- The Washington Times - Friday, May 30, 2008

Israeli Prime Minister Ehud Olmert is once again raising the issue of Golan surrender. Oddly, Mr. Olmert ought to have already learned the perils of land for nothing from his prior fiasco in the wake of last year’s Lebanon war. He claimed success for getting the Lebanese army stationed in southern Lebanon: Yet the largely Shiite military force capitulated rapidly and predictably to Hezbollah.

Significantly, any Israeli retreat from the Golan - an area roughly the size of New York City’s borough of Queens - could produce very similar losses.

Syria had already taken steps to “go nuclear.” These steps, which involved North Korea, were reportedly ended by Israel on September 6, 2007. Yet now, - and even without any pressure from Washington - Mr. Olmert is willing to consider giving up the 452-square-mile Golan Heights to Damascus.

The prime minister seems propelled by two distinct motives. He seeks to strengthen his hand in domestic politics. Perhaps, he also wants to put pressure on the Palestinians and signal that the “peace train” could leave without them. But both of his calculations are bound to boomerang.

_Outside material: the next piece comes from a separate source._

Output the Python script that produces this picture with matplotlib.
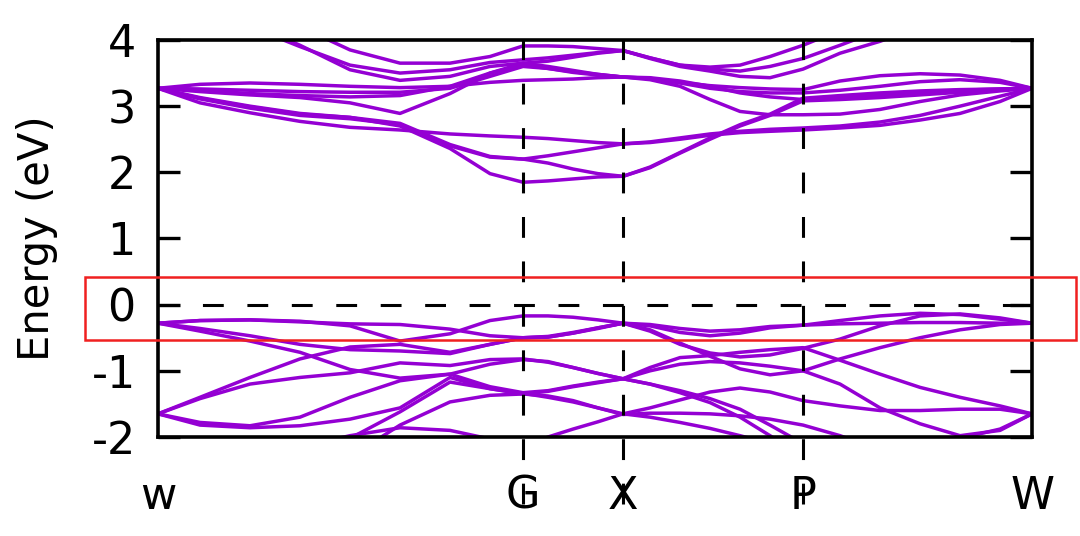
import numpy as np
import matplotlib
matplotlib.use('Agg')
import matplotlib.pyplot as plt
from matplotlib.patches import Rectangle

nan = np.nan

# k-path distance (W-G-X-P-W) and high symmetry points
kpts = [0.0, 0.42, 0.92, 1.42, 1.92, 2.42, 2.92, 3.32, 3.65,
	3.90, 4.15, 4.40, 4.65,
	4.92, 5.22, 5.52, 5.82, 6.12, 6.45,
	6.82, 7.22, 7.62, 8.02, 8.42, 8.74]
knodes = [0.0, 3.65, 4.65, 6.45, 8.74]
klabels = ['w', 'G', 'X', 'P', 'W']
eticks = [-2, -1, 0, 1, 2, 3, 4]

# conduction bands (eV)
cb1 = [3.27, 3.33, 3.35, 3.33, 3.30, 3.28, 3.30, 3.36, 3.39, 3.40, 3.41, 3.43, 3.44,
	3.42, 3.36, 3.31, 3.28, 3.26, 3.25, 3.38, 3.46, 3.49, 3.47, 3.39, 3.27]
cb2 = [3.27, 3.26, 3.24, 3.22, 3.21, 3.21, 3.27, 3.45, 3.60, 3.57, 3.52, 3.48, 3.44,
	3.42, 3.35, 3.27, 3.22, 3.20, 3.20, 3.24, 3.30, 3.37, 3.40, 3.36, 3.27]
cb3 = [3.27, 3.24, 3.19, 3.16, 3.14, 3.16, 3.30, 3.50, 3.65, 3.60, 3.54, 3.48, 3.44,
	3.43, 3.38, 3.30, 3.20, 3.14, 3.10, 3.13, 3.17, 3.21, 3.24, 3.26, 3.27]
cb4 = [3.27, 3.22, 3.17, 3.13, 3.05, 2.89, 3.19, 3.50, 3.62, 3.57, 3.51, 3.47, 3.44,
	3.40, 3.30, 3.10, 2.92, 2.87, 2.87, 2.88, 2.95, 3.07, 3.17, 3.23, 3.27]
cb5 = [3.27, 3.12, 2.99, 2.88, 2.83, 2.74, 2.42, 2.24, 2.20, 2.14, 2.05, 1.98, 1.94,
	2.08, 2.30, 2.52, 2.72, 2.88, 3.12, 3.16, 3.20, 3.23, 3.25, 3.26, 3.27]
cb6 = [3.27, 3.11, 2.97, 2.86, 2.81, 2.72, 2.40, 2.23, 2.20, 2.25, 2.31, 2.37, 2.43,
	2.46, 2.52, 2.58, 2.62, 2.65, 2.67, 2.70, 2.76, 2.86, 3.00, 3.15, 3.27]
cb7 = [3.27, 3.05, 2.90, 2.77, 2.68, 2.64, 2.58, 2.55, 2.53, 2.51, 2.48, 2.45, 2.43,
	2.45, 2.50, 2.56, 2.60, 2.62, 2.64, 2.67, 2.71, 2.79, 2.89, 3.07, 3.27]
cb8 = [3.27, 3.13, 3.00, 2.89, 2.83, 2.70, 2.36, 1.98, 1.85, 1.87, 1.90, 1.93, 1.94,
	2.07, 2.29, 2.50, 2.70, 2.86, 3.08, 3.10, 3.13, 3.17, 3.21, 3.25, 3.27]
cb9 = [nan, nan, 4.20, 3.90, 3.62, 3.50, 3.55, 3.66, 3.70, 3.73, 3.77, 3.81, 3.84,
	3.73, 3.62, 3.59, 3.62, 3.75, 3.92, 4.15, nan, nan, nan, nan, nan]
cb10 = [nan, nan, 4.25, 3.92, 3.55, 3.39, 3.45, 3.60, 3.65, 3.68, 3.74, 3.80, 3.84,
	3.73, 3.62, 3.56, 3.53, 3.60, 3.72, 3.92, 4.15, nan, nan, nan, nan]
cb11 = [nan, nan, nan, 4.20, 3.85, 3.65, 3.65, 3.75, 3.91, 3.91, 3.90, 3.87, 3.84,
	3.72, 3.60, 3.53, 3.45, 3.43, 3.56, 3.80, 3.98, 4.20, nan, nan, nan]

# valence bands (eV)
vb1 = [-0.28, -0.24, -0.23, -0.25, -0.32, -0.55, -0.44, -0.24, -0.17, -0.17, -0.19, -0.23, -0.28,
	-0.32, -0.42, -0.47, -0.43, -0.35, -0.31, -0.29, -0.28, -0.27, -0.27, -0.28, -0.28]
vb2 = [-0.28, -0.24, -0.23, -0.26, -0.29, -0.30, -0.37, -0.47, -0.50, -0.48, -0.42, -0.35, -0.28,
	-0.40, -0.60, -0.73, -0.79, -0.76, -0.66, -0.52, -0.32, -0.17, -0.14, -0.20, -0.28]
vb3 = [-0.28, -0.36, -0.47, -0.60, -0.68, -0.70, -0.74, -0.60, -0.50, -0.49, -0.43, -0.36, -0.28,
	-0.38, -0.58, -0.78, -0.97, -1.06, -1.00, -0.82, -0.65, -0.50, -0.38, -0.30, -0.28]
vb4 = [-0.28, -0.40, -0.55, -0.72, -0.98, -1.11, -1.05, -0.90, -0.83, -0.86, -0.95, -1.04, -1.12,
	-0.95, -0.80, -0.77, -0.72, -0.68, -0.65, -0.84, -1.05, -1.25, -1.40, -1.53, -1.65]
vb5 = [-1.65, -1.40, -1.10, -0.82, -0.64, -0.60, -0.72, -0.60, -0.50, -0.49, -0.43, -0.35, -0.28,
	-0.30, -0.36, -0.40, -0.38, -0.33, -0.31, -0.24, -0.17, -0.13, -0.15, -0.22, -0.28]
vb6 = [-1.65, -1.42, -1.20, -1.10, -1.03, -0.88, -0.92, -0.83, -0.82, -0.87, -0.95, -1.04, -1.12,
	-1.00, -0.90, -0.86, -0.88, -0.93, -1.00, -1.20, -1.56, -1.80, -1.98, -1.90, -1.65]
vb7 = [-1.65, -1.78, -1.83, -1.70, -1.40, -1.15, -1.05, -1.24, -1.33, -1.30, -1.23, -1.17, -1.12,
	-1.20, -1.30, -1.42, -1.58, -1.82, -2.10, nan, nan, nan, nan, nan, nan]
vb8 = [-1.65, -1.82, -1.86, -1.83, -1.73, -1.56, -1.10, -1.27, -1.35, -1.31, -1.24, -1.18, -1.12,
	-1.20, -1.33, -1.48, -1.70, -1.98, -2.30, nan, nan, nan, nan, nan, nan]
vb9 = [nan, nan, nan, nan, -2.30, -1.82, -1.47, -1.37, -1.35, -1.38, -1.45, -1.56, -1.66,
	-1.64, -1.64, -1.65, -1.68, -1.73, -1.82, -1.98, -2.20, nan, nan, nan, nan]
vb10 = [nan, nan, nan, nan, -2.02, -1.62, -1.17, -1.27, -1.34, -1.40, -1.47, -1.56, -1.65,
	-1.70, -1.78, -1.87, -1.98, -2.10, nan, nan, nan, nan, nan, nan, nan]
vb11 = [nan, nan, nan, -2.15, -1.98, -1.86, -1.90, -2.03, -2.15, -2.00, -1.88, -1.77, -1.65,
	-1.56, -1.44, -1.32, -1.26, -1.32, -1.45, -1.53, -1.60, -1.60, -1.58, -1.58, -1.65]
vb12 = [nan, nan, nan, nan, nan, nan, nan, nan, nan, nan, nan, nan, nan,
	nan, nan, nan, nan, nan, nan, nan, nan, -2.20, -2.02, -1.88, -1.65]

bands = [cb1, cb2, cb3, cb4, cb5, cb6, cb7, cb8, cb9, cb10, cb11,
	vb1, vb2, vb3, vb4, vb5, vb6, vb7, vb8, vb9, vb10, vb11, vb12]

# highlighted window around the gap
box_k = [-0.73, 9.18]
box_e = [-0.53, 0.42]

plt.rcParams['font.family'] = ['DejaVu Sans']
plt.rcParams['lines.scale_dashes'] = False
plt.rcParams['axes.unicode_minus'] = False

fig = plt.figure(figsize=(10.8, 5.36), dpi=100)
ax = fig.add_axes([0.1463, 0.1847, 0.8093, 0.7407])

for b in bands:
	ax.plot(kpts, b, color='#9400D3', lw=2.5, solid_joinstyle='round', solid_capstyle='round')

ax.axhline(0, color='k', lw=2.2, dashes=(15, 17))
for kn in knodes[1:-1]:
	ax.axvline(kn, ymin=-0.17, ymax=1, color='k', lw=2.2, dashes=(15, 17), clip_on=False, zorder=5)

ax.add_patch(Rectangle((box_k[0], box_e[0]), box_k[1] - box_k[0], box_e[1] - box_e[0],
	fill=False, edgecolor='#F02020', lw=1.8, clip_on=False, zorder=6))

ax.set_xlim(knodes[0], knodes[-1])
ax.set_ylim(-2, 4)
ax.set_xticks(knodes)
ax.set_xticklabels(klabels)
ax.set_yticks(eticks)
ax.set_ylabel('Energy (eV)', fontsize=30, labelpad=24)

ax.tick_params(axis='y', direction='in', length=16, width=2.4, labelsize=32, pad=16, right=True)
ax.tick_params(axis='x', length=0, labelsize=32, pad=27)
for sp in ax.spines.values():
	sp.set_linewidth(2.6)

plt.savefig('out.png', dpi=100)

Syria, like Iran, makes no secret of its genocidal intentions toward Israel. Both actively support a number of major terrorist groups. Syria maintains especially important links to Hamas, Palestinian Islamic Jihad, the PFLP-GC and Hezbollah - which is an Iranian proxy.

Al Qaeda, which also has close ties to Iran, could exploit new opportunities on a surrendered Golan. On May 16, Osama bin Laden - in a statement intended to coincide with celebrations of Israel’s 60th-anniversary - announced that the Palestinian cause was now at the core of his jihad. Although the Golan has no clear connection to this particular cause - and although bin Laden’s third statement of 2008 is inconsistent with previously listed al Qaeda priorities - any Golan surrender to Syria could strengthen al Qaeda. It is also true that there is no single “Palestinian cause”: There is only a myriad of different and often conflicting objectives.

Syria cannot afford to detach itself from Iran because Tehran provides the minority Allawi regime with protection against the Sunni majority in Syria. Also, Syria’s dominant position in Lebanon is contingent on Hezbollah.

Any Israeli Golan withdrawal could leave the northern region of Israel open to wider Syrian or even Iranian invasion through the Jordan Valley. Over time, hundreds of assaults on the Land of Israel, west of the Jordan, have been launched from or through the Golan. A Golan withdrawal would also destroy at least 32 Jewish communities and threaten Israel’s water supply.

The Golan has long occupied a place of historic importance in the creation and re-creation of Jewish nationhood. But even from a narrow security standpoint, Mr. Olmert’s flawed reasoning lies in the gravely obvious limits of international law and diplomacy. Also problematic for Israel are ever-changing missile and satellite technologies - which could expose the Jewish state to unanticipated risks.

For security alone, the Israeli military must retain its positions on the Golan - especially on Mt. Hermon. After the June 1967 war, the U.S. Joint Chiefs of Staff issued a major report advising permanent Israeli retention of the Golan. Nothing has changed to alter the validity of this recommendation. Indeed, Golan surrender could also enlarge the prospect of war on the Lebanese front and the corollary influence of assorted terrorist factions.

Israel and the United States have coincident regional security interests. Both countries should now stand together against a determined Syrian enemy in the Middle East. It is not in Israel’s or America’s interest to encourage renewed Syrian aggression, or to enlarge opportunities for radical Islamist sanctuaries. Religion notwithstanding, operational collaboration between Shi’ite and Sunni terrorists would be likely on all fronts. Iranian intelligence first met with Osama bin Laden at the Khartoum jihadist conferences of 1992-1993.

Israel formally annexed the Golan in 1981 - after defeating Syrian aggression in June 1967, and after the Yom Kippur aggressions of October 1973. The Israeli Supreme Court has ruled conclusively on Israel’s sovereignty over the Golan: “Wherever in the law it says Israel or the State of Israel,” said the Court, “Ramat HaGolan is included.”

Neither Israel nor the United States has anything to gain from Golan surrender. Syria might agree, on paper, to some form of “demilitarization.” But once the territory is actually back in Syrian hands, the area would be quickly re-militarized by Damascus. These crucial points should not be overlooked in Jerusalem or Washington.

Louis Rene Beres is professor of international law at Purdue University and an author. Former Israeli Ambassador Zalman Shoval (1990-93 and 1998-2000) is president of the Israel America Chamber of Commerce.